[Aim] Repeat everything from the first line of the listing below through the line that contains "(184pt,18pt) rectangle (762pt,716pt);", exactly. Leave out pictures.

[Dataset excerpt]

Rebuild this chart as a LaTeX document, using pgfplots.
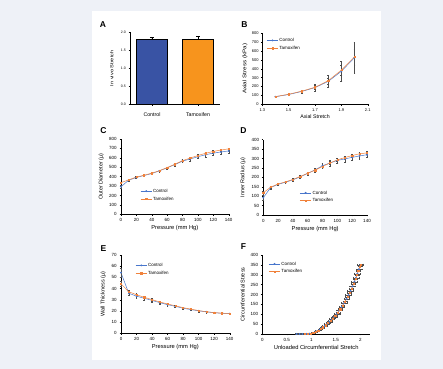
\documentclass[border=0pt]{standalone}
\usepackage{pgfplots}
\pgfplotsset{compat=1.18}
\usepackage{fontspec}
\setmainfont{Liberation Sans}
\definecolor{ctl}{RGB}{72,118,204}
\definecolor{tam}{RGB}{240,130,60}
\definecolor{barblue}{RGB}{57,83,164}
\definecolor{barorange}{RGB}{247,148,29}
\definecolor{bg}{RGB}{238,241,247}
\pgfplotsset{
 panel/.style={scale only axis, anchor=south west, clip=false,
   axis x line*=bottom, axis y line*=left,
   axis line style={black, line width=1pt, -},
   tick align=outside, major tick length=3pt,
   tick style={black, line width=0.8pt},
   ticklabel style={font=\fontsize{9}{10}\selectfont},
   xticklabel style={yshift=-2pt},
   yticklabel style={xshift=-2pt},
   xlabel style={font=\fontsize{11.5}{13}\selectfont},
   ylabel style={font=\fontsize{11}{12}\selectfont},
   /pgf/number format/assume math mode=true,
   legend cell align=left,
   legend style={draw=none, fill=none, font=\fontsize{9}{10}\selectfont, row sep=3.5pt, anchor=north west, inner sep=1pt},
   legend image code/.code={\draw[mark repeat=2,mark phase=2] plot coordinates {(0cm,0cm) (0.4cm,0cm) (0.8cm,0cm)};},
 },
 ctlplot/.style={color=ctl, line width=1pt, mark=*, mark size=1.3pt,
   error bars/error bar style={black!70, line width=0.5pt},
   error bars/error mark options={black!70, rotate=90, mark size=1.8pt, line width=0.5pt}},
 tamplot/.style={color=tam, line width=1pt, mark=square*, mark size=1.2pt,
   error bars/error bar style={black!70, line width=0.5pt},
   error bars/error mark options={black!70, rotate=90, mark size=1.8pt, line width=0.5pt}},
}
\tikzset{letter/.style={font=\fontsize{17}{18}\selectfont\bfseries}}
\begin{document}
\begin{tikzpicture}
\fill[bg] (0pt,0pt) rectangle (886pt,738pt);
\useasboundingbox (0pt,0pt) rectangle (886pt,738pt);
\fill[white] (184pt,18pt) rectangle (762pt,716pt);

\node[letter] at (206pt,688pt) {A};
\node[letter] at (489pt,688pt) {B};
\node[letter] at (207pt,477pt) {C};
\node[letter] at (487pt,477pt) {D};
\node[letter] at (207pt,241pt) {E};
\node[letter] at (487pt,245pt) {F};

% Panel A
\begin{axis}[panel, at={(260pt,529.4pt)}, width=180pt, height=144pt,
  ymin=0, ymax=2, ytick={0,0.5,1,1.5,2},
  yticklabel style={font=\fontsize{7}{8}\selectfont, xshift=0pt, /pgf/number format/.cd, fixed, fixed zerofill, precision=1},
  xmin=-0.478, xmax=1.478, xtick={0,1}, xticklabels={Control,Tamoxifen},
  xticklabel style={font=\fontsize{10.5}{12}\selectfont, yshift=-9pt},
  ylabel={\scalebox{1.25}[1]{In vivo Stretch}}, ylabel style={font=\fontsize{9}{10}\selectfont},
  ylabel shift=8pt,
  bar width=0.665]
\addplot[ybar, bar shift=0pt, fill=barblue, draw=black, line width=0.9pt,
  error bars/.cd, y dir=plus, y explicit,
  error bar style={black, line width=0.8pt},
  error mark options={black, rotate=90, mark size=4pt, line width=0.8pt}]
  coordinates {(0,1.82) +- (0,0.05)};
\addplot[ybar, bar shift=0pt, fill=barorange, draw=black, line width=0.9pt,
  error bars/.cd, y dir=plus, y explicit,
  error bar style={black, line width=0.8pt},
  error mark options={black, rotate=90, mark size=4pt, line width=0.8pt}]
  coordinates {(1,1.82) +- (0,0.07)};
\end{axis}

% Panel B
\begin{axis}[panel, at={(524.6pt,529.4pt)}, width=210.8pt, height=142pt,
  xmin=1.3, xmax=2.1, xtick={1.3,1.5,1.7,1.9,2.1},
  xticklabel style={font=\fontsize{8}{9}\selectfont, /pgf/number format/.cd, fixed, fixed zerofill, precision=1},
  ymin=0, ymax=800, ytick={0,100,200,300,400,500,600,700,800},
  yticklabel style={font=\fontsize{8}{9}\selectfont, xshift=1pt},
  xlabel={Axial Stretch}, ylabel={\scalebox{1.2}[1]{Axial Stress (kPa)}},
  ylabel style={font=\fontsize{10.5}{12}\selectfont},
  xlabel style={font=\fontsize{10.5}{12}\selectfont},
  ylabel shift=2pt,
  legend style={at={(0.035,0.95)}}]
\addplot[ctlplot, error bars/.cd, y dir=both, y explicit] table[x=x, y=y, y error=e] {
x y e
1.4 85 8
1.5 110 10
1.6 145 15
1.7 188 35
1.8 258 70
1.9 372 110
2.0 527 178
};
\addplot[tamplot, error bars/.cd, y dir=both, y explicit] table[x=x, y=y, y error=e] {
x y e
1.4 87 5
1.5 113 8
1.6 148 10
1.7 192 20
1.8 265 35
1.9 385 60
2.0 535 90
};
\legend{Control,Tamoxifen}
\end{axis}

% Panel C
\begin{axis}[panel, at={(242pt,309.4pt)}, width=215.4pt, height=150.6pt,
  xmin=0, xmax=140, xtick={0,20,...,140},
  ymin=0, ymax=800, ytick={0,100,...,800},
  xlabel={Pressure (mm Hg)}, ylabel={Outer Diameter (µ)},
  ylabel shift=4pt,
  legend style={at={(0.174,0.356)}}]
\addplot[ctlplot, error bars/.cd, y dir=both, y explicit] table[x=x, y=y, y error=e] {
x y e
0 293 12
10 362 10
20 392 8
30 412 8
40 433 9
50 462 10
60 494 12
70 528 14
80 565 16
90 588 20
100 612 20
110 633 22
120 650 22
130 662 22
140 673 22
};
\addplot[tamplot, error bars/.cd, y dir=both, y explicit] table[x=x, y=y, y error=e] {
x y e
0 336 8
10 366 8
20 396 7
30 415 7
40 437 8
50 464 8
60 496 9
70 532 10
80 570 12
90 598 12
100 625 12
110 648 13
120 668 13
130 683 12
140 695 12
};
\legend{Control,Tamoxifen}
\end{axis}

% Panel D
\begin{axis}[panel, at={(526.6pt,308pt)}, width=207.4pt, height=150.6pt,
  xmin=0, xmax=140, xtick={0,20,...,140},
  ymin=0, ymax=400, ytick={0,50,...,400},
  xlabel={Pressure (mm Hg)}, ylabel={Inner Radius (µ)},
  ylabel shift=5pt,
  legend style={at={(0.345,0.343)}}]
\addplot[ctlplot, error bars/.cd, y dir=both, y explicit] table[x=x, y=y, y error=e] {
x y e
0 92 15
10 146 8
20 163 6
30 174 6
40 187 6
50 203 7
60 221 8
70 240 10
80 262 12
90 276 14
100 290 14
110 298 15
120 306 15
130 314 15
140 320 15
};
\addplot[tamplot, error bars/.cd, y dir=both, y explicit] table[x=x, y=y, y error=e] {
x y e
0 118 10
10 148 6
20 165 5
30 176 5
40 189 5
50 205 5
60 222 6
70 238 6
80 258 7
90 276 8
100 293 8
110 305 8
120 316 8
130 325 8
140 330 8
};
\legend{Control,Tamoxifen}
\end{axis}

% Panel E
\begin{axis}[panel, at={(242pt,71.4pt)}, width=217.4pt, height=156.6pt,
  xmin=0, xmax=140, xtick={0,20,...,140},
  ymin=0, ymax=70, ytick={0,10,...,70},
  xlabel={Pressure (mm Hg)}, ylabel={Wall Thickness (µ)},
  ylabel shift=5pt,
  legend style={at={(0.126,0.913)}}]
\addplot[ctlplot, error bars/.cd, y dir=both, y explicit] table[x=x, y=y, y error=e] {
x y e
0 54.2 4
10 35.8 1.5
20 33.2 1.5
30 31.3 1.3
40 29.4 1.2
50 27.4 1.2
60 25.6 1.1
70 24.1 1
80 22.4 1
90 21.2 0.9
100 20.1 0.9
110 19.2 0.8
120 18.4 0.8
130 17.9 0.8
140 17.6 0.8
};
\addplot[tamplot, error bars/.cd, y dir=both, y explicit] table[x=x, y=y, y error=e] {
x y e
0 44.2 2
10 37.2 1.5
20 34.4 1.3
30 32.2 1.2
40 30.1 1.1
50 28.0 1.1
60 26.2 1
70 24.6 1
80 22.9 0.9
90 21.6 0.9
100 20.3 0.8
110 19.3 0.8
120 18.5 0.8
130 18.0 0.7
140 17.7 0.7
};
\legend{Control,Tamoxifen}
\end{axis}

% Panel F
\begin{axis}[panel, at={(524.6pt,70pt)}, width=215.6pt, height=158pt,
  xmin=0, xmax=2.2, xtick={0,0.5,1,1.5,2},
  ymin=0, ymax=400, ytick={0,50,...,400},
  xlabel={Unloaded Circumferential Stretch}, ylabel={Circumferential Stress},
  ylabel shift=5pt,
  legend style={at={(0.053,0.934)}}]
\addplot[ctlplot, error bars/.cd, x dir=both, x explicit] table[x=x, y=y, x error=e] {
x y e
0.70 0 0.02
0.76 0 0.02
0.82 0 0.02
0.90 1 0.03
0.96 2 0.03
1.02 4 0.03
1.07 8 0.04
1.12 15 0.04
1.17 22 0.04
1.22 31 0.04
1.27 40 0.05
1.32 51 0.05
1.37 62 0.05
1.42 74 0.05
1.47 87 0.05
1.52 102 0.06
1.57 119 0.06
1.62 137 0.06
1.67 157 0.06
1.72 178 0.06
1.76 197 0.06
1.80 218 0.06
1.84 241 0.06
1.88 265 0.06
1.91 284 0.06
1.94 305 0.06
1.97 327 0.06
2.00 348 0.06
};
\addplot[tamplot, error bars/.cd, x dir=both, x explicit] table[x=x, y=y, x error=e] {
x y e
0.87 0 0.02
0.93 1 0.02
0.99 3 0.02
1.04 6 0.03
1.09 11 0.03
1.14 18 0.03
1.19 25 0.03
1.24 34 0.03
1.29 44 0.03
1.34 55 0.04
1.39 66 0.04
1.44 79 0.04
1.49 93 0.04
1.54 108 0.04
1.59 125 0.04
1.64 144 0.04
1.69 165 0.04
1.74 188 0.04
1.78 207 0.04
1.82 229 0.04
1.86 253 0.04
1.90 278 0.04
1.93 298 0.04
1.96 320 0.04
1.99 342 0.04
2.01 352 0.04
};
\legend{Control,Tamoxifen}
\end{axis}
\end{tikzpicture}
\end{document}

[Written response]
Rebuild this chart as a LaTeX document, using pgfplots.
\documentclass[border=0pt]{standalone}
\usepackage{pgfplots}
\pgfplotsset{compat=1.18}
\usepackage{fontspec}
\setmainfont{Liberation Sans}
\definecolor{ctl}{RGB}{72,118,204}
\definecolor{tam}{RGB}{240,130,60}
\definecolor{barblue}{RGB}{57,83,164}
\definecolor{barorange}{RGB}{247,148,29}
\definecolor{bg}{RGB}{238,241,247}
\pgfplotsset{
 panel/.style={scale only axis, anchor=south west, clip=false,
   axis x line*=bottom, axis y line*=left,
   axis line style={black, line width=1pt, -},
   tick align=outside, major tick length=3pt,
   tick style={black, line width=0.8pt},
   ticklabel style={font=\fontsize{9}{10}\selectfont},
   xticklabel style={yshift=-2pt},
   yticklabel style={xshift=-2pt},
   xlabel style={font=\fontsize{11.5}{13}\selectfont},
   ylabel style={font=\fontsize{11}{12}\selectfont},
   /pgf/number format/assume math mode=true,
   legend cell align=left,
   legend style={draw=none, fill=none, font=\fontsize{9}{10}\selectfont, row sep=3.5pt, anchor=north west, inner sep=1pt},
   legend image code/.code={\draw[mark repeat=2,mark phase=2] plot coordinates {(0cm,0cm) (0.4cm,0cm) (0.8cm,0cm)};},
 },
 ctlplot/.style={color=ctl, line width=1pt, mark=*, mark size=1.3pt,
   error bars/error bar style={black!70, line width=0.5pt},
   error bars/error mark options={black!70, rotate=90, mark size=1.8pt, line width=0.5pt}},
 tamplot/.style={color=tam, line width=1pt, mark=square*, mark size=1.2pt,
   error bars/error bar style={black!70, line width=0.5pt},
   error bars/error mark options={black!70, rotate=90, mark size=1.8pt, line width=0.5pt}},
}
\tikzset{letter/.style={font=\fontsize{17}{18}\selectfont\bfseries}}
\begin{document}
\begin{tikzpicture}
\fill[bg] (0pt,0pt) rectangle (886pt,738pt);
\useasboundingbox (0pt,0pt) rectangle (886pt,738pt);
\fill[white] (184pt,18pt) rectangle (762pt,716pt);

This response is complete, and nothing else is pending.